What to do: Reproduce exactly, and only, the lines of the material below running from the line bearing "Rebuild this chart as a web" through the line bearing "const yTicks = [3, 5, 7, 9, 11, 13, 15, 17];". Leave any pictures out.

Dataset records:
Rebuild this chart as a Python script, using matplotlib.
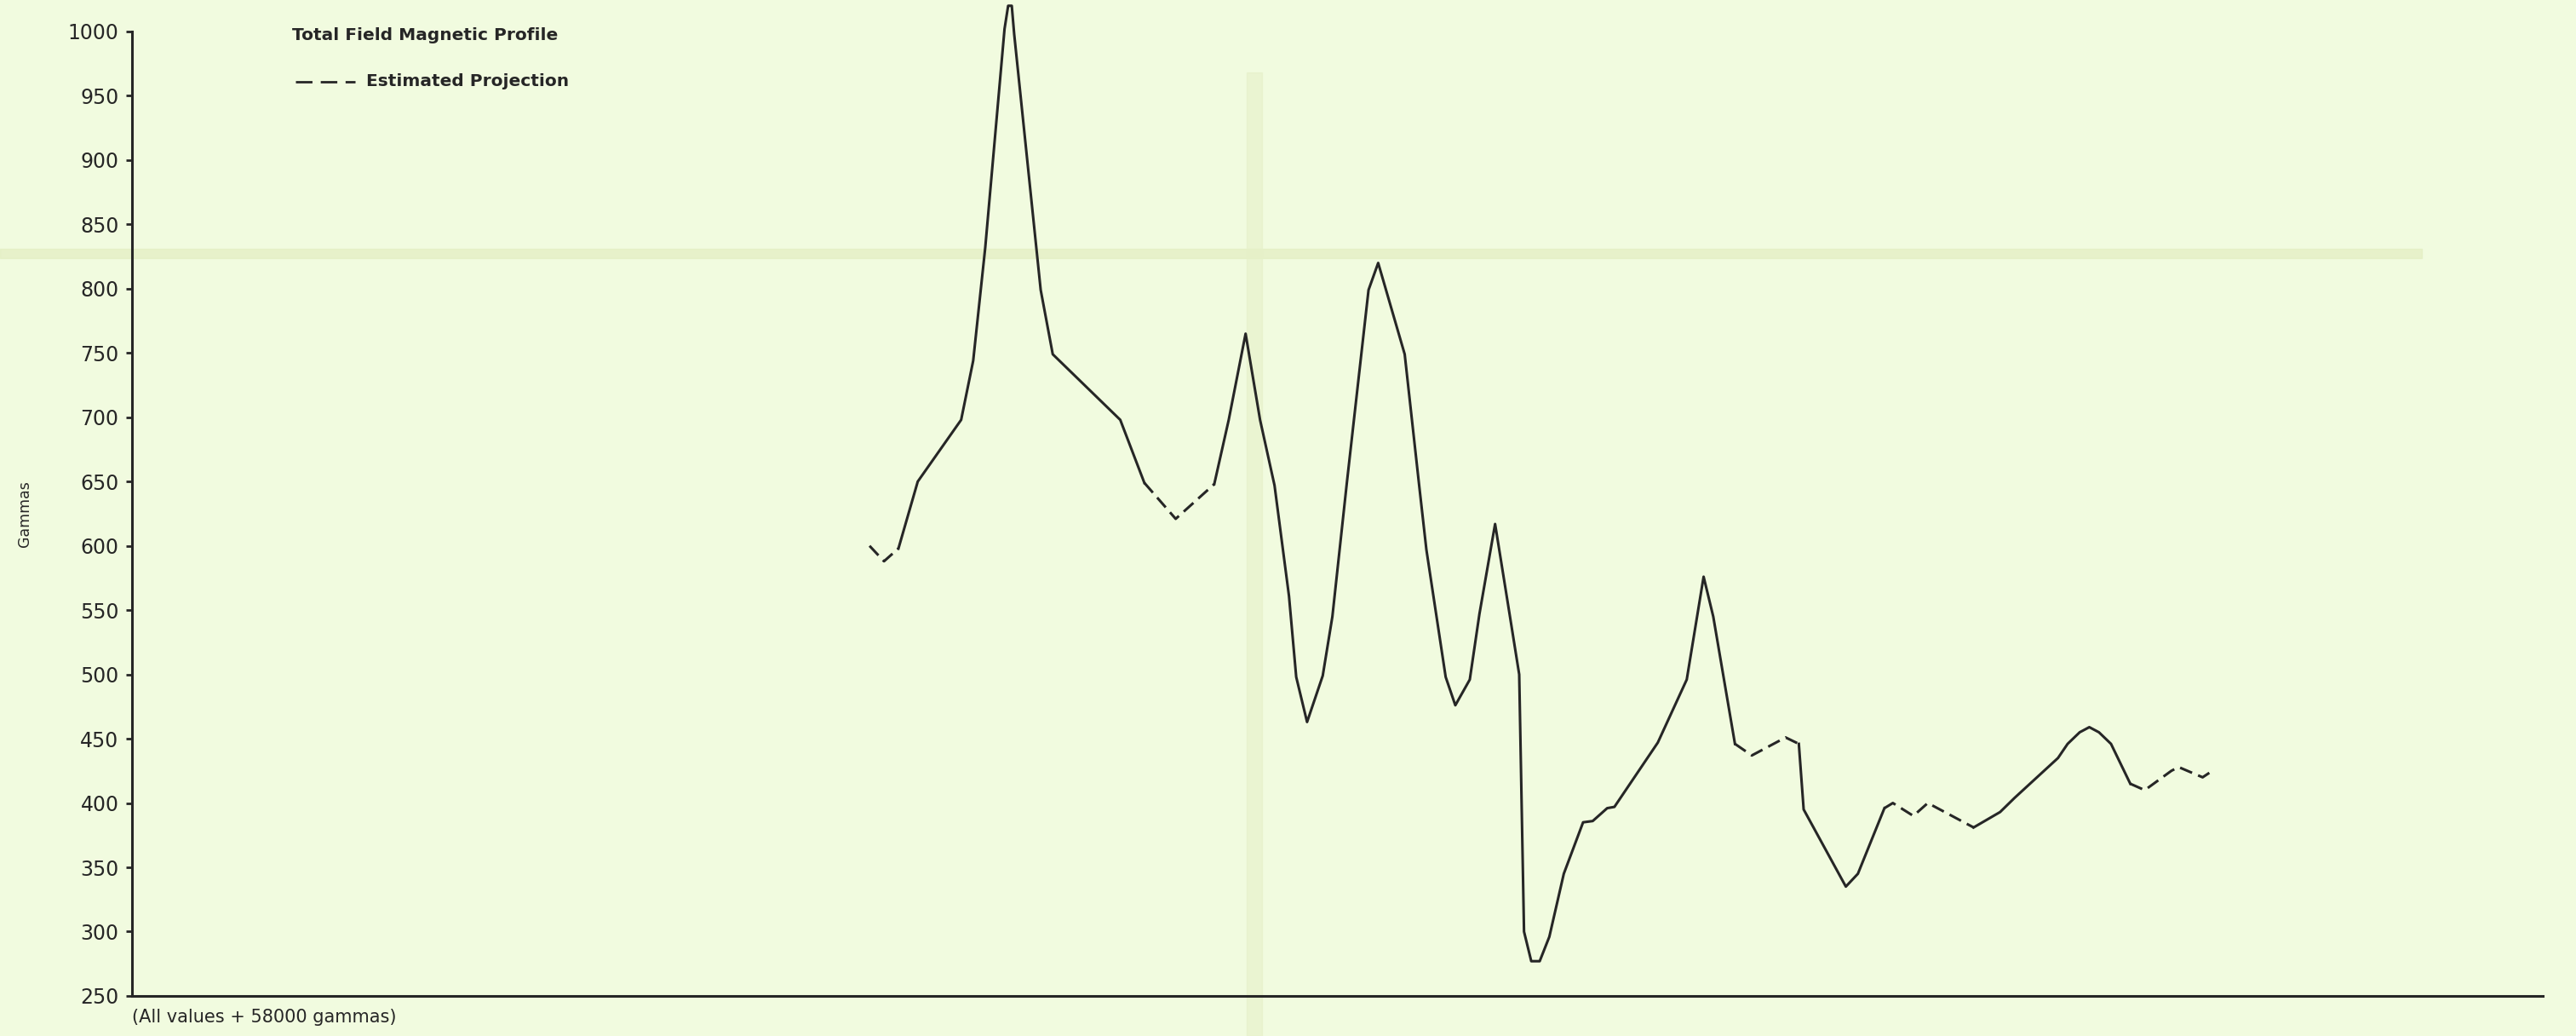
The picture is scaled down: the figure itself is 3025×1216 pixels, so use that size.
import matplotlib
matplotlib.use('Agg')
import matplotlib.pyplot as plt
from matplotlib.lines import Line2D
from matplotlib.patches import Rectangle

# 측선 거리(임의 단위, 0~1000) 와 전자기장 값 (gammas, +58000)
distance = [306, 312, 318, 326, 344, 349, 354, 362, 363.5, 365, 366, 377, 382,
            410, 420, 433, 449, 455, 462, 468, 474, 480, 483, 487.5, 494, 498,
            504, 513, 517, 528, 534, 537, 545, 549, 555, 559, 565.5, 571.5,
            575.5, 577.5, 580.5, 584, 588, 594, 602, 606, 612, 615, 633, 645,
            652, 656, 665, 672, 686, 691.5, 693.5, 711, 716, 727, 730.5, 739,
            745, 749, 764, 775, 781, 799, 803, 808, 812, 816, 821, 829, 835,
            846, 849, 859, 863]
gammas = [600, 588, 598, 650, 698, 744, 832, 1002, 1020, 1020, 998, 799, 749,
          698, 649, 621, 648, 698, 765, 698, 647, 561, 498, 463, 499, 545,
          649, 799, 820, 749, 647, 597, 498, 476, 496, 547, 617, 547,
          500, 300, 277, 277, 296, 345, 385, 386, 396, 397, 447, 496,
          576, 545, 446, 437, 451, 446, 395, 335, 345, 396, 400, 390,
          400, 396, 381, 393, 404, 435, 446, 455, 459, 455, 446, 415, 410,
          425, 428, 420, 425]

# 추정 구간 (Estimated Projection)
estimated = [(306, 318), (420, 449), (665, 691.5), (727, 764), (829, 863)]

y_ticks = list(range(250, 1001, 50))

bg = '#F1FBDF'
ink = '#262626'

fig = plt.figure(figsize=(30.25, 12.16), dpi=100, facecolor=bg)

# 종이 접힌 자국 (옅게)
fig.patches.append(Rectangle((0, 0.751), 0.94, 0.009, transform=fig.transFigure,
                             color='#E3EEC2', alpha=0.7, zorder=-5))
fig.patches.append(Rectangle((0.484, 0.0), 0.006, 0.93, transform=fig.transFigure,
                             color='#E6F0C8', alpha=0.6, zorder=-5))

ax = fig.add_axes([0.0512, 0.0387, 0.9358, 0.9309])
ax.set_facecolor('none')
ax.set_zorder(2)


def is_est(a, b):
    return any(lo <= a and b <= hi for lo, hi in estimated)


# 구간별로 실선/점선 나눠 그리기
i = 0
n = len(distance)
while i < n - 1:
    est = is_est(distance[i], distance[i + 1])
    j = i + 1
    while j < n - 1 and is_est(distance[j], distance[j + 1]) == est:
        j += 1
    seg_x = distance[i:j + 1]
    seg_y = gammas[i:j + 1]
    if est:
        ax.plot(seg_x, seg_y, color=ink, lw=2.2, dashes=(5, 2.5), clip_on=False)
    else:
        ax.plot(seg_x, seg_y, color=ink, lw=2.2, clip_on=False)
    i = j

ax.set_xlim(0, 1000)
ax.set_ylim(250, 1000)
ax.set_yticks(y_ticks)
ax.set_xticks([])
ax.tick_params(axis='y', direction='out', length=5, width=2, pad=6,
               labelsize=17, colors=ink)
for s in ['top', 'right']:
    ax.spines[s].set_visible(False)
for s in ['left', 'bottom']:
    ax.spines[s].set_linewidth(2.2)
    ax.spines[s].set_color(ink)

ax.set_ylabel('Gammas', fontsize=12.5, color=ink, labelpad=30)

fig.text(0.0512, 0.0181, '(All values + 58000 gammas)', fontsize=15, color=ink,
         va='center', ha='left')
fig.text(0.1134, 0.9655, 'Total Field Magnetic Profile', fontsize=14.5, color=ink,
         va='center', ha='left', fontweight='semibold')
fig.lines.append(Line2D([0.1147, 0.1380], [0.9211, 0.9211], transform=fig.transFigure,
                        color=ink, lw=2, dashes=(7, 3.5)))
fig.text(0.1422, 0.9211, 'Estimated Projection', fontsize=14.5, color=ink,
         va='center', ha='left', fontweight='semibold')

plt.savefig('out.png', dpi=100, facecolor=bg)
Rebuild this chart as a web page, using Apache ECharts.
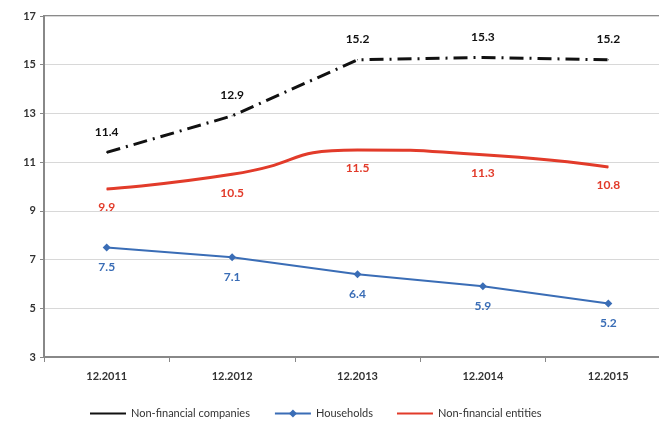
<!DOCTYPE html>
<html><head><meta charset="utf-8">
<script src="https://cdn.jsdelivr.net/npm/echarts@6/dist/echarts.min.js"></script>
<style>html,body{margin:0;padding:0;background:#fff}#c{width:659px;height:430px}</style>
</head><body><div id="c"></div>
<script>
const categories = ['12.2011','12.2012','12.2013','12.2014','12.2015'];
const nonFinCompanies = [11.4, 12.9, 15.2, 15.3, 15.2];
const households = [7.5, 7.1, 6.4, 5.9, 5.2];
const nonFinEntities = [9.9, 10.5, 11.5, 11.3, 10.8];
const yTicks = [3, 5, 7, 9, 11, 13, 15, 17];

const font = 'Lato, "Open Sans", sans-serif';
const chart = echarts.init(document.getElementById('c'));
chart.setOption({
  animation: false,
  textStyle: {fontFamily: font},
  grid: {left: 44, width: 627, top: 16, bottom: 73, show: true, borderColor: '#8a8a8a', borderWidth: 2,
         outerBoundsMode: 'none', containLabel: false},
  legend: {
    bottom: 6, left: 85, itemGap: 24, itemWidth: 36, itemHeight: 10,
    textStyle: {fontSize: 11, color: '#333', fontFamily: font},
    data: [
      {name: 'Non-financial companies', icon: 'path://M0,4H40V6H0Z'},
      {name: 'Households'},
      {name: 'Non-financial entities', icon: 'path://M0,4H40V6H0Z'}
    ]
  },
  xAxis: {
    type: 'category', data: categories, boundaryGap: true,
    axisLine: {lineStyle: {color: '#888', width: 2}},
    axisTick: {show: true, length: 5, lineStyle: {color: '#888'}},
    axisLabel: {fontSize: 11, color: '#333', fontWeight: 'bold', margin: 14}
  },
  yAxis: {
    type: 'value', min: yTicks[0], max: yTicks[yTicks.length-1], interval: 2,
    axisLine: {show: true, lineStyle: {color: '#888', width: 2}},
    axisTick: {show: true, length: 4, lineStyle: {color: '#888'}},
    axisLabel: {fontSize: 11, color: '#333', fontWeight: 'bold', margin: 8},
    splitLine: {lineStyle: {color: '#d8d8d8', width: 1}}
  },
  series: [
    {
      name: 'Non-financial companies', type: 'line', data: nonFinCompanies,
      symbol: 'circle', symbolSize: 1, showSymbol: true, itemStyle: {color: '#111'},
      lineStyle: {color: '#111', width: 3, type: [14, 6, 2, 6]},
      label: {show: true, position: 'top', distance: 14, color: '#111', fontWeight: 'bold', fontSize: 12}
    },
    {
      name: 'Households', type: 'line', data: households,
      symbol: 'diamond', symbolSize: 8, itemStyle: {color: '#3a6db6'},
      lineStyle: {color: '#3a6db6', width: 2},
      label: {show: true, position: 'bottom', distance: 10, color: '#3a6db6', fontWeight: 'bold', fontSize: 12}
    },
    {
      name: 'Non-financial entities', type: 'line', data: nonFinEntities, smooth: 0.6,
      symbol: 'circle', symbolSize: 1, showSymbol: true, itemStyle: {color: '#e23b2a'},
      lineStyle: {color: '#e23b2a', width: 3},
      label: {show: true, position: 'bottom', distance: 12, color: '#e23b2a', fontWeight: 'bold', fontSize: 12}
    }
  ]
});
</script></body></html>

Response for this exercise:
Rebuild this chart as a web page, using Apache ECharts.
<!DOCTYPE html>
<html><head><meta charset="utf-8">
<script src="https://cdn.jsdelivr.net/npm/echarts@6/dist/echarts.min.js"></script>
<style>html,body{margin:0;padding:0;background:#fff}#c{width:659px;height:430px}</style>
</head><body><div id="c"></div>
<script>
const categories = ['12.2011','12.2012','12.2013','12.2014','12.2015'];
const nonFinCompanies = [11.4, 12.9, 15.2, 15.3, 15.2];
const households = [7.5, 7.1, 6.4, 5.9, 5.2];
const nonFinEntities = [9.9, 10.5, 11.5, 11.3, 10.8];
const yTicks = [3, 5, 7, 9, 11, 13, 15, 17];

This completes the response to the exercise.